Successful authors, it seems to me, figure out what they know and what they’re good at–and then they keep writing it. Over and over again. It’s the same story every time, but you keep coming back to it because they’re so good at this one story. Milan Kundera has one story (post-communist Czech couples have love affairs and try to piece together their lives), Jhumpa Lahiri has one story (Indian immigrants feel misunderstood), even my beloved Virginia Woolf has one story (Can people, isolated as they are, ever find unity?). Junot Diaz has his one story, too: Tortured family sagas of Dominican immigrants.

But he’s great at it. He writes with charm and humor and you keep coming back, even though you’ve read it all before. I was enchanted by Diaz after reading Drown, his celebrated collection of short stories; he blew me away. But when I started The Brief Wondrous Life of Oscar Wao, I began to get the uncanny sense that I’d met these people before.

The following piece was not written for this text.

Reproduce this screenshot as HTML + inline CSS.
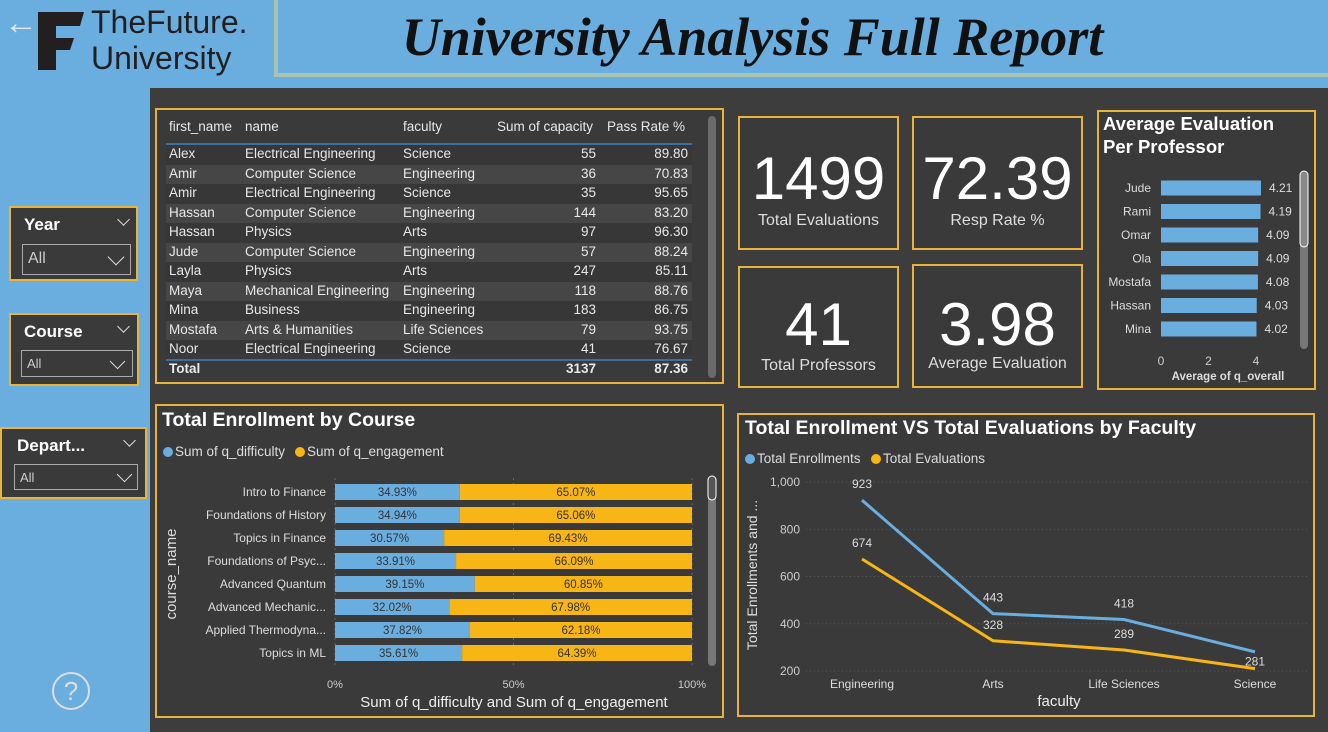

Even if you haven’t read Drown, you have at least met Oscar before. He was that socially inept, fat kid who lurked in the hallways of our high schools and sat alone at a table in our American History class at our universities. He always ate alone. He was always reading books with galaxies on the covers and playing games on his computer. We gravitate to Oscar and his plight because we recognize it. Diaz’s craftiness lies in his ability to lure you to care about Oscar, and hope desperately for his lot to improve. But it doesn’t. Diaz was never one for sugar-coating reality.

I wasn’t initially sure what to make of the device of footnotes throughout the novel. I’ll admit I expected to be annoyed by them, but they were often the most amusing paragraphs in the book, and it’s Diaz’s way of giving you the background of Dominican history that he wants you to have without being pedantic.

Oddly enough, Drown felt more whole to me than this novel. But it did, after all, win the Pulitzer Prize. And I don’t regret reading it; meeting the troubled Wao family, harking from a long line of family unluckiness (or was it Trujillo’s curse?), worth it.

READ IF: You love a good, tortured family saga about immigrants in America.

A personal note: Finally revived this blog. I am going to try to post every Friday, and perhaps give it broader focus on media happenings, as well as what I’ve been learning in my time at UNC Press.